* WHAT IS NEEDED *
Begin with the first line of the material and write out each line exactly, ending with the line that contains "y_tick_labels = ['0,0', '0,2', '0,4', '0,6', '0,8', '1,0']". Pictures are not part of the copy.

* SUPPLIED INFORMATION *
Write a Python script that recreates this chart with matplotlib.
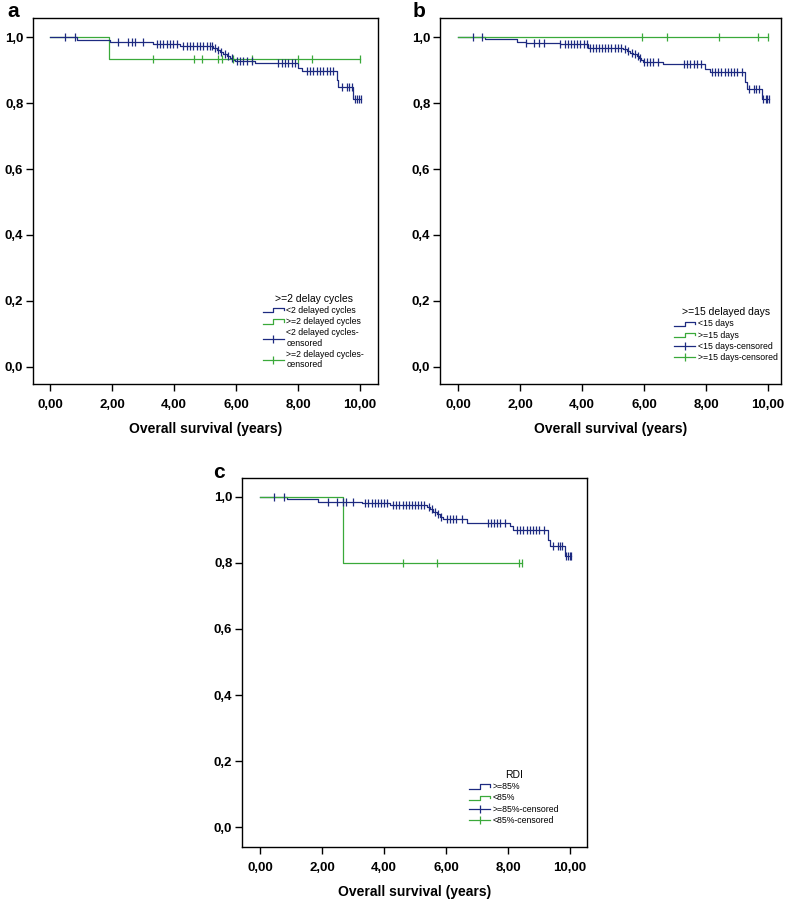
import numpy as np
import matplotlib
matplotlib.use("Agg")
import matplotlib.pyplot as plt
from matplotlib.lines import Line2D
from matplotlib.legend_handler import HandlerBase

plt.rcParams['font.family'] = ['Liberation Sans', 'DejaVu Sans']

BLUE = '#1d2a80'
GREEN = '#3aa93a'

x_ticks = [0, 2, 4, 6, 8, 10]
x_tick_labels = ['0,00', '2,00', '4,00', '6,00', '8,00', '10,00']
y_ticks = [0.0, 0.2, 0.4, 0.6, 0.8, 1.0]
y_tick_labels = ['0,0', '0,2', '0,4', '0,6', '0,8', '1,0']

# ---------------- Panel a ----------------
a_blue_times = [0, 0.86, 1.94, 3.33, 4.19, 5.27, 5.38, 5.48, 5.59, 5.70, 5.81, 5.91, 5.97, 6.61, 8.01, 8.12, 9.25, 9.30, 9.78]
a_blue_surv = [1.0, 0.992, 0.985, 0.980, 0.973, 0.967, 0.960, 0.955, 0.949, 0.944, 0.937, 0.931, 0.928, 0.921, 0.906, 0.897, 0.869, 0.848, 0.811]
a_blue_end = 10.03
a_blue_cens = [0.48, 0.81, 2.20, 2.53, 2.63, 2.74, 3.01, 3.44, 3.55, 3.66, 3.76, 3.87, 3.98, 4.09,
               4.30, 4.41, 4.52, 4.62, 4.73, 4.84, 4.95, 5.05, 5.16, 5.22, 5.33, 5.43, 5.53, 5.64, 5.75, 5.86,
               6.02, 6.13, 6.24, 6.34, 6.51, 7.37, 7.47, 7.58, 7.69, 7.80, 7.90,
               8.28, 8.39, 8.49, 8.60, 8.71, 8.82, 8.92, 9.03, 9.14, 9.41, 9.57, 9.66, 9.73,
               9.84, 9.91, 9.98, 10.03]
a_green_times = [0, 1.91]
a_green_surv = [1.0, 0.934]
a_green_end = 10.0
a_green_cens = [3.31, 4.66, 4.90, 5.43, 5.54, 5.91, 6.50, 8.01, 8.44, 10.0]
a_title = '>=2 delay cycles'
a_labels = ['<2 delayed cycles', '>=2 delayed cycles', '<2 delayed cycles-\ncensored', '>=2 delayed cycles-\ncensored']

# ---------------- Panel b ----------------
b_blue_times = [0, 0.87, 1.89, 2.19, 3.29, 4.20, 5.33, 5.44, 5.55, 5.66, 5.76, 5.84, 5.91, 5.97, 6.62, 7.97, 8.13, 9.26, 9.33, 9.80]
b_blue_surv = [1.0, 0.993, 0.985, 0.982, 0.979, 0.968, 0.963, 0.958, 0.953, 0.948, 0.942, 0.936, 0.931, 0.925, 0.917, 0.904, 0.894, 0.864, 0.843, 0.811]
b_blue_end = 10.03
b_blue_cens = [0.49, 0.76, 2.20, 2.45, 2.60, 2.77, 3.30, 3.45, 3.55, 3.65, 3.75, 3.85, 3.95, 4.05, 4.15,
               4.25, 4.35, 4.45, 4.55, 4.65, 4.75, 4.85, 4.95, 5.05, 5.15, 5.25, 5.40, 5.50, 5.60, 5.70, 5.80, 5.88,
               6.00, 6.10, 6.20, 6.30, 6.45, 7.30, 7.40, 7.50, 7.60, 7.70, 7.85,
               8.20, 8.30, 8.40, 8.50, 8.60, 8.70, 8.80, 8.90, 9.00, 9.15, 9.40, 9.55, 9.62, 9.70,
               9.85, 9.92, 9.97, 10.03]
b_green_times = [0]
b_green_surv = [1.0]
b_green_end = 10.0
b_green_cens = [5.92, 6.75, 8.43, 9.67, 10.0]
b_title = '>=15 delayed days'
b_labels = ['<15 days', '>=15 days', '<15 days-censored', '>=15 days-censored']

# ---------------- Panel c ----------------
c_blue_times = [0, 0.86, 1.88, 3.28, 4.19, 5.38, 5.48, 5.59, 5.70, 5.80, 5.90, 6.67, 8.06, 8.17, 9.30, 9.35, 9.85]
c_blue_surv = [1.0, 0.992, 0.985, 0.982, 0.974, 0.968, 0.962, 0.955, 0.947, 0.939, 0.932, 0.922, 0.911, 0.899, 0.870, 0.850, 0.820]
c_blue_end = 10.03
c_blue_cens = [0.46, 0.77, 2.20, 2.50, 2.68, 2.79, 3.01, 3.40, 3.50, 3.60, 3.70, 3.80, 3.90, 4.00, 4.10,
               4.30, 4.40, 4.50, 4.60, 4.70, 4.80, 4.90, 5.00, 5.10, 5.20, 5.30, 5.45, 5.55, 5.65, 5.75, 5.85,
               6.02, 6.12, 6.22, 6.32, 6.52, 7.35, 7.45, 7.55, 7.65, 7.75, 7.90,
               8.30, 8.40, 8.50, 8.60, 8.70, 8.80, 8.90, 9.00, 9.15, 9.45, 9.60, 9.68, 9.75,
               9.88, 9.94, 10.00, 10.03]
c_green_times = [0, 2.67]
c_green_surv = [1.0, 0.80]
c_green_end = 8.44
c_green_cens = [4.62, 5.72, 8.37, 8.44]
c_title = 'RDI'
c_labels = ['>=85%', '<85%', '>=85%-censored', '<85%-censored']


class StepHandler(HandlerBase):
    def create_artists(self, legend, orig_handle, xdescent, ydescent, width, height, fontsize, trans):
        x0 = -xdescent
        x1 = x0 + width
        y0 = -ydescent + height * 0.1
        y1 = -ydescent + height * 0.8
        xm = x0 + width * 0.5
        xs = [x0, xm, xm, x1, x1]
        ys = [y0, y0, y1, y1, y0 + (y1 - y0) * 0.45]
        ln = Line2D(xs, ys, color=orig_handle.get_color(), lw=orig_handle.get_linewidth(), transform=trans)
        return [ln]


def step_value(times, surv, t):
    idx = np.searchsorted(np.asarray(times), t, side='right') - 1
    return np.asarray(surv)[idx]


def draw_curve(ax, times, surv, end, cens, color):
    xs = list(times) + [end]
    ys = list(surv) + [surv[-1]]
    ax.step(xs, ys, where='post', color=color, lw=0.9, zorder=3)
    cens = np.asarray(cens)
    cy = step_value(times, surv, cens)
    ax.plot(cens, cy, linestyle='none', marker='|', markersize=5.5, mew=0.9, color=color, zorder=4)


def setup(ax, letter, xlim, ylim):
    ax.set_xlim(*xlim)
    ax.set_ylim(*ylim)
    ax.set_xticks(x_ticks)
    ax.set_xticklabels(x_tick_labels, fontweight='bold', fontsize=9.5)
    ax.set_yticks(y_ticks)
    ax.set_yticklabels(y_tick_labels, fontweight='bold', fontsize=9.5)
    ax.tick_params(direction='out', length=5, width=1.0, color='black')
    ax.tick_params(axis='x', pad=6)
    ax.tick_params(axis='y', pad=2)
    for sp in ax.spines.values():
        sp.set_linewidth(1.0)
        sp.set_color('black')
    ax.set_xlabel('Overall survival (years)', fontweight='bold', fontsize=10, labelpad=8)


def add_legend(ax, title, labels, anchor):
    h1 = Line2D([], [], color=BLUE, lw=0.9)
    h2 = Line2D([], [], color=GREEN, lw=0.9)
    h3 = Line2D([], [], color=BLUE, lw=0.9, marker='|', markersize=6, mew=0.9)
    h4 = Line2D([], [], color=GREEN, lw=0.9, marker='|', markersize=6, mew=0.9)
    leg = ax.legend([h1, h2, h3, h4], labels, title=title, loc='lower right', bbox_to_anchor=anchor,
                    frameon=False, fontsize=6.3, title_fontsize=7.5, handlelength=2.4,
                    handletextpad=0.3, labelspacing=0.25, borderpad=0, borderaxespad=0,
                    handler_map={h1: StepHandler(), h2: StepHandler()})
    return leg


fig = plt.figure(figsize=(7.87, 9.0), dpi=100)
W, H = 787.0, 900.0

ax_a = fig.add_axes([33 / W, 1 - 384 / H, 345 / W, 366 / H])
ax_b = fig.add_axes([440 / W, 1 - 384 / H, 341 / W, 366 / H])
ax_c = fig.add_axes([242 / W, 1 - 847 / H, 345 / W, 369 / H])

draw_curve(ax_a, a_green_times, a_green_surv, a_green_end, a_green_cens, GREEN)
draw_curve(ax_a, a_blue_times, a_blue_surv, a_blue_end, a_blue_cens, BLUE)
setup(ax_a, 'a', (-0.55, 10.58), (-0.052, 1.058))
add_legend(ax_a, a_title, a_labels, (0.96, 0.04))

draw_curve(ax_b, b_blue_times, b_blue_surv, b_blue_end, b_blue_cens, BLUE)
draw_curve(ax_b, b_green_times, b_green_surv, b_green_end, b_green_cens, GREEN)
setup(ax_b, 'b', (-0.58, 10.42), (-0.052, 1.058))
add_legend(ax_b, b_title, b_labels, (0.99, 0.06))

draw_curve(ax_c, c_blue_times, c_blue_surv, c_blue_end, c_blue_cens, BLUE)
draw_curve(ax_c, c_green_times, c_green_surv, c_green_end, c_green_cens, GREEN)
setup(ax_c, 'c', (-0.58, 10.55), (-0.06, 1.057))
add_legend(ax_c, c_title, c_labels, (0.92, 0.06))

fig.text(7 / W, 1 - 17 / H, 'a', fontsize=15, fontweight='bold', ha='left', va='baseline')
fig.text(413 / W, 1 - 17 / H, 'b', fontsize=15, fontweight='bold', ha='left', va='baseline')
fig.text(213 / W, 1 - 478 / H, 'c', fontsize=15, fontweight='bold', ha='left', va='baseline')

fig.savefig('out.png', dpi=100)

* WRITTEN RESPONSE *
Write a Python script that recreates this chart with matplotlib.
import numpy as np
import matplotlib
matplotlib.use("Agg")
import matplotlib.pyplot as plt
from matplotlib.lines import Line2D
from matplotlib.legend_handler import HandlerBase

plt.rcParams['font.family'] = ['Liberation Sans', 'DejaVu Sans']

BLUE = '#1d2a80'
GREEN = '#3aa93a'

x_ticks = [0, 2, 4, 6, 8, 10]
x_tick_labels = ['0,00', '2,00', '4,00', '6,00', '8,00', '10,00']
y_ticks = [0.0, 0.2, 0.4, 0.6, 0.8, 1.0]
y_tick_labels = ['0,0', '0,2', '0,4', '0,6', '0,8', '1,0']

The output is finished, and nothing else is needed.